Agence Télégraphique Suisse - SDA -21/01/2015
La Suisse jouera gros le 28 janvier devant la Grande Chambre de la Cour européenne des droits de l'homme (CEDH) à Strasbourg. Elle va défendre la condamnation pour discrimination raciale infligée par la justice vaudoise à Dogu Perinçek qui avait qualifié le génocide arménien de "mensonge international".
L'affaire enflamme les esprits côté arménien et turc, mais pas seulement. Dans un contexte de débats, parfois sanglants, sur la liberté d'expression et ses limites, le cas Perinçek suscite un intérêt très large.
Discrimination raciale
L'histoire débute en 2005. Président du Parti des travailleurs de Turquie (extrême gauche), l'ultranationaliste Dogu Perinçek, né en juin 1942, donne des conférences en Suisse au cours desquelles il nie l'existence du génocide arménien de 1915. En mars 2007, le Tribunal de police de Lausanne le condamne pour discrimination raciale au sens de l'article 261 bis du Code pénal. Ses mobiles sont racistes et n'ont rien à voir avec la recherche historique, selon la justice.
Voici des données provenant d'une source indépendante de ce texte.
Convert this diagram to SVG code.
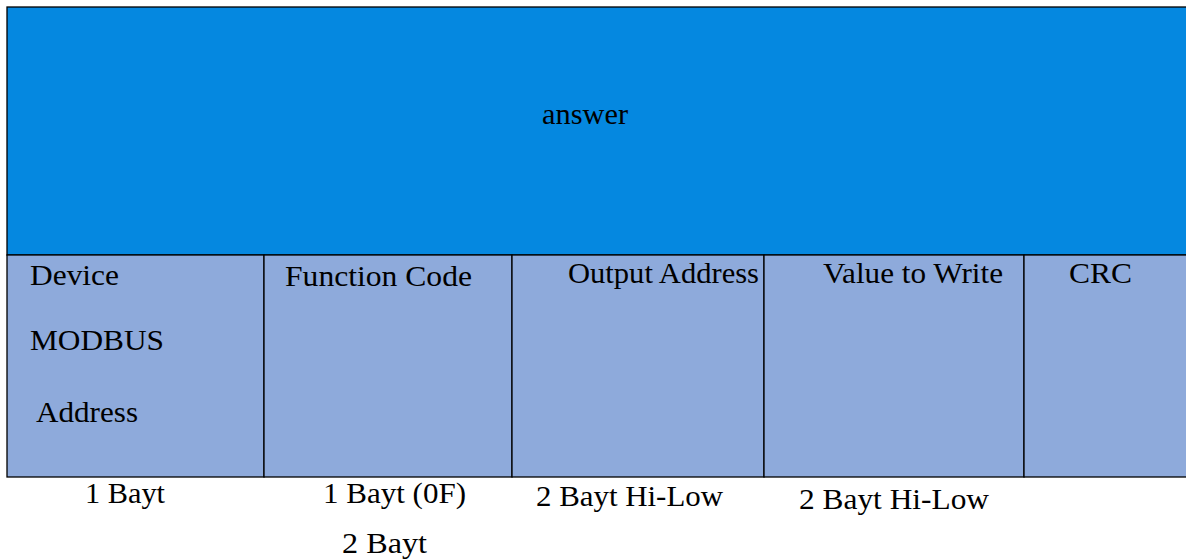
<svg xmlns="http://www.w3.org/2000/svg" width="1186" height="560" viewBox="0 0 1186 560">
<style>
.t{font-family:"Liberation Serif","Times New Roman",serif;font-size:29px;fill:#000}
.hdr{fill:#0588E0;stroke:#000;stroke-width:1.3}
.cell{fill:#8EAADB;stroke:#000;stroke-width:1.3}
</style>
<rect width="1186" height="560" fill="#fff"/>
<g id="answer">
<rect class="hdr" x="7" y="7" width="1190" height="248"/>
<text class="t" x="542" y="124" textLength="86" lengthAdjust="spacingAndGlyphs">answer</text>
</g>
<g id="device">
<rect class="cell" x="7" y="255" width="257" height="222"/>
<text class="t" x="30" y="285" textLength="89" lengthAdjust="spacingAndGlyphs">Device</text>
<text class="t" x="30" y="350" textLength="134" lengthAdjust="spacingAndGlyphs">MODBUS</text>
<text class="t" x="36" y="422" textLength="102" lengthAdjust="spacingAndGlyphs">Address</text>
</g>
<g id="function">
<rect class="cell" x="264" y="255" width="248" height="222"/>
<text class="t" x="285" y="286" textLength="187" lengthAdjust="spacingAndGlyphs">Function Code</text>
</g>
<g id="output">
<rect class="cell" x="512" y="255" width="252" height="222"/>
<text class="t" x="568" y="283" textLength="191" lengthAdjust="spacingAndGlyphs">Output Address</text>
</g>
<g id="value">
<rect class="cell" x="764" y="255" width="260" height="222"/>
<text class="t" x="823" y="283" textLength="180" lengthAdjust="spacingAndGlyphs">Value to Write</text>
</g>
<g id="crc">
<rect class="cell" x="1024" y="255" width="173" height="222"/>
<text class="t" x="1069" y="283" textLength="63" lengthAdjust="spacingAndGlyphs">CRC</text>
</g>
<g id="sizes">
<text class="t" x="85" y="503" textLength="80" lengthAdjust="spacingAndGlyphs">1 Bayt</text>
<text class="t" x="323" y="503" textLength="143" lengthAdjust="spacingAndGlyphs">1 Bayt (0F)</text>
<text class="t" x="342" y="553" textLength="85" lengthAdjust="spacingAndGlyphs">2 Bayt</text>
<text class="t" x="536" y="506" textLength="187" lengthAdjust="spacingAndGlyphs">2 Bayt Hi-Low</text>
<text class="t" x="799" y="509" textLength="190" lengthAdjust="spacingAndGlyphs">2 Bayt Hi-Low</text>
</g>
<g id="connectors"></g>
</svg>
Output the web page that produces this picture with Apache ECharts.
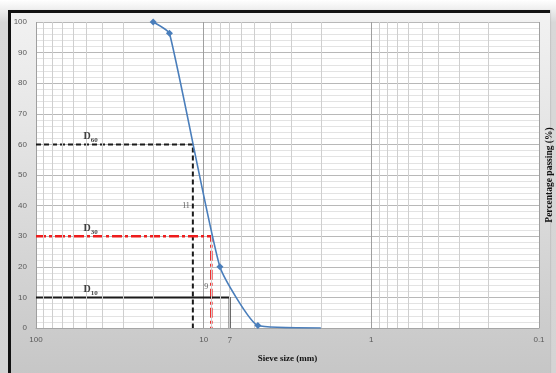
<!DOCTYPE html>
<html>
<head>
<meta charset="utf-8">
<script src="https://cdn.jsdelivr.net/npm/echarts@6/dist/echarts.min.js"></script>
<style>
html,body{margin:0;padding:0;}
body{width:556px;height:373px;overflow:hidden;position:relative;background:linear-gradient(#ffffff,#d8d8d8 6%,#d4d4d4);}
#frame{position:absolute;left:8px;top:10px;width:539px;height:363px;border-left:3px solid #111;border-top:3px solid #111;background:linear-gradient(#f2f2f2,#e6e6e6 30%,#c6c6c6 100%);box-shadow:1px 0 1px rgba(0,0,0,0.08);}
#chart{position:absolute;left:0;top:0;width:556px;height:373px;}
</style>
</head>
<body>
<div id="frame"></div>
<div id="chart"></div>
<script>
// Gradation curve
const sieveSize = [20, 16, 8, 4.75, 2];
const passing = [100, 96.3, 20, 0.8, 0];
const markerShown = [true, true, true, true, false];
// Characteristic diameters
const dNames = ['60', '30', '10'];
const dPercent = [60, 30, 10];
const dSize = [11.6, 9, 7];
const dSizeText = ['11', '9', '7'];
// Axes
const xTicks = [100, 10, 1, 0.1];
const xTickText = ['100', '10', '1', '0.1'];
const yTicks = [0, 10, 20, 30, 40, 50, 60, 70, 80, 90, 100];
const xTitle = 'Sieve size (mm)';
const yTitle = 'Percentage passing (%)';

const minorX = [];
[0.1, 1, 10].forEach(d => { for (let k = 2; k <= 9; k++) minorX.push(+(k * d).toFixed(3)); });

const chart = echarts.init(document.getElementById('chart'), null, {renderer: 'canvas'});
const tickFont = {fontFamily: 'Liberation Sans', fontSize: 8, color: '#595959'};
const serif = 'Liberation Serif';

const curveData = sieveSize.map((x, i) => ({value: [x, passing[i]], symbol: markerShown[i] ? 'diamond' : 'none'}));

const guideStyles = [
  {color: '#1a1a1a', width: 2, type: [5, 3]},
  {color: '#ee1c1c', width: 2.5, type: [10, 3, 3, 3]},
  {color: '#1a1a1a', width: 2, type: 'solid'}
];

const series = [];
// minor vertical gridlines
series.push({
  type: 'line', data: [], z: 0, silent: true,
  markLine: {silent: true, symbol: 'none', label: {show: false},
    lineStyle: {color: '#cfcfcf', width: 1, type: 'solid'},
    data: minorX.map(v => ({xAxis: v}))}
});
dPercent.forEach((p, i) => {
  series.push({
    type: 'line', z: 3, symbol: 'none', silent: true,
    lineStyle: guideStyles[i],
    data: [[100, p], [dSize[i], p], [dSize[i], 0]]
  });
});
series.push({
  type: 'line', z: 5, smooth: 0.15, symbolSize: 7,
  itemStyle: {color: '#4a7ebb'},
  lineStyle: {color: '#4a7ebb', width: 1.6},
  data: curveData
});
// D labels
series.push({
  type: 'scatter', symbolSize: 0, z: 6, silent: true,
  data: dPercent.map((p, i) => ({value: [52, p], name: dNames[i]})),
  label: {show: true, position: 'right', distance: 0, offset: [0, -7],
    formatter: p => '{d|D}{s|' + p.name + '}',
    rich: {
      d: {fontFamily: serif, fontWeight: 'bold', fontSize: 10, color: '#111', verticalAlign: 'top', lineHeight: 12},
      s: {fontFamily: serif, fontWeight: 'bold', fontSize: 7, color: '#111', verticalAlign: 'bottom', lineHeight: 8}
    }}
});
// size labels 11 and 9
series.push({
  type: 'scatter', symbolSize: 0, z: 6, silent: true,
  data: [{value: [dSize[0], 40], name: dSizeText[0]}, {value: [dSize[1], 13.4], name: dSizeText[1]}],
  label: {show: true, position: 'left', distance: 3, formatter: p => p.name,
    fontFamily: serif, fontSize: 8, color: '#333'}
});
// size label 7 below axis
series.push({
  type: 'scatter', symbolSize: 0, z: 6, silent: true,
  data: [{value: [dSize[2], 0], name: dSizeText[2]}],
  label: {show: true, position: 'bottom', distance: 8, formatter: p => p.name,
    fontFamily: serif, fontSize: 9, color: '#333'}
});

chart.setOption({
  animation: false,
  grid: {left: 36, right: 17, top: 22, bottom: 45, show: true, backgroundColor: '#ffffff', borderWidth: 0,
    containLabel: false, outerBoundsMode: 'none'},
  xAxis: {
    type: 'log', logBase: 10, min: 0.1, max: 100, inverse: true,
    name: xTitle, nameLocation: 'middle', nameGap: 26,
    nameTextStyle: {fontFamily: serif, fontWeight: 'bold', fontSize: 9, color: '#111'},
    axisLine: {show: true, lineStyle: {color: '#a6a6a6', width: 1}},
    axisTick: {show: false},
    axisLabel: Object.assign({margin: 8, showMinLabel: true, showMaxLabel: true,
      formatter: v => { const i = xTicks.findIndex(t => Math.abs(t - v) < 1e-9); return i >= 0 ? xTickText[i] : ''; }}, tickFont),
    splitLine: {show: true, lineStyle: {color: '#9f9f9f', width: 1}}
  },
  yAxis: [{
    type: 'value', min: yTicks[0], max: yTicks[yTicks.length - 1], interval: 10,
    axisLine: {show: false}, axisTick: {show: false},
    axisLabel: Object.assign({margin: 9}, tickFont),
    splitLine: {show: true, lineStyle: {color: '#b8b8b8', width: 1}},
    minorTick: {show: false, splitNumber: 5},
    minorSplitLine: {show: true, lineStyle: {color: '#e3e3e3', width: 1}}
  }, {
    type: 'value', min: 0, max: 100, position: 'right',
    name: yTitle, nameLocation: 'middle', nameGap: 6,
    nameTextStyle: {fontFamily: serif, fontWeight: 'bold', fontSize: 9.5, color: '#111'},
    axisLine: {show: false}, axisTick: {show: false}, axisLabel: {show: false}, splitLine: {show: false}
  }],
  series: series
});
</script>
</body>
</html>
Confirmé jusqu'au Tribunal fédéral, le verdict est cependant dénoncé en décembre 2013 par la CEDH. Véritable coup de tonnerre, l'arrêt affirme que la Suisse a violé la liberté d'expression. Sans se prononcer sur la qualification juridique du génocide arménien, elle affirme qu'une société démocratique doit pouvoir débattre des questions sensibles, même si cela déplaît.
Enjeu capital
Dire que les Arméniens et leur diaspora ont été ulcérés par ce jugement est faible, surtout à la veille du centenaire du génocide. A l'inverse, la Turquie s'est félicitée d'une décision qu'elle réclamait depuis longtemps. Pour elle, des massacres ont certes été commis de part et d'autre dans une époque troublée (14-18), mais pas de génocide.
Pour la Suisse, qui a demandé le réexamen de l'arrêt par la Grande Chambre de la CEDH (17 juges), l'enjeu est de taille. "La négation haineuse et discriminatoire des crimes contre l'humanité trouble gravement l'ordre public et porte atteinte à la dignité des victimes et de leurs proches", indique à l'ats l'Office fédéral de la justice (OFJ).
"Le réexamen du cas Perinçek vise à préciser la marge de manoeuvre dont disposent les autorités suisses dans l'application prudente de la norme antiraciste tout en respectant la liberté d'expression", ajoute le porte-parole de l'OFJ, Folco Galli. La Suisse célèbre cette année les 20 ans de cette norme dans un contexte politique tendu. L'UDC fustige régulièrement l'influence de la Cour de Strasbourg.
"Mal au ventre"
La querelle ne date pas d'hier. Fin 2006, le conseiller fédéral Christoph Blocher avait critiqué la norme antiraciste affirmant lors d'un voyage en Turquie que l'article 261 bis lui faisait "mal au ventre". Il se référait déjà à la condamnation d'un historien turc poursuivi pour propos négationnistes.
Autant dire que l'avis définitif de la Grande Chambre, qui ne sera révélé qu'ultérieurement, sera crucial. Au cas où l'arrêt de 2013 était confirmé et que la liberté d'expression l'emportait, la Suisse serait bien obligée d'en tenir compte.
Relations souvent tendues
Ironie de la procédure, l'UDC pourrait alors se féliciter de voir son combat enfin reconnu. Et par qui ? Par la Cour de Strasbourg. Si, au contraire, la Grande Chambre revenait sur la décision de 2013, Ankara, qui préside en 2015 le G20, ne manquerait pas d'exprimer sa colère, assombrissant à nouveau les relations avec Berne.
Face à ces enjeux, les parties affûtent leurs armes. Le président d'honneur de l'Association Suisse-Arménie (ASA), Sarkis Shahinian l'affirme: "L'audience permettra d'affirmer une fois pour toutes, noir sur blanc, que la liberté d'expression n'a rien à voir avec la volonté de nier une évidence: le génocide arménien".
Débattre sans haine
De son côté, la Fédération des associations turques de Suisse romande (FATSR), représentée par l'avocat et conseiller national Yves Nidegger (UDC/GE), affirme qu'il faut pouvoir "débattre sans haine ni racisme, des événements survenus il y a un siècle dans l'Empire ottoman". Le point de vue arménien devrait être défendu à Strasbourg notamment par la femme de George Clooney, l'avocate Amal Alamuddin Clooney.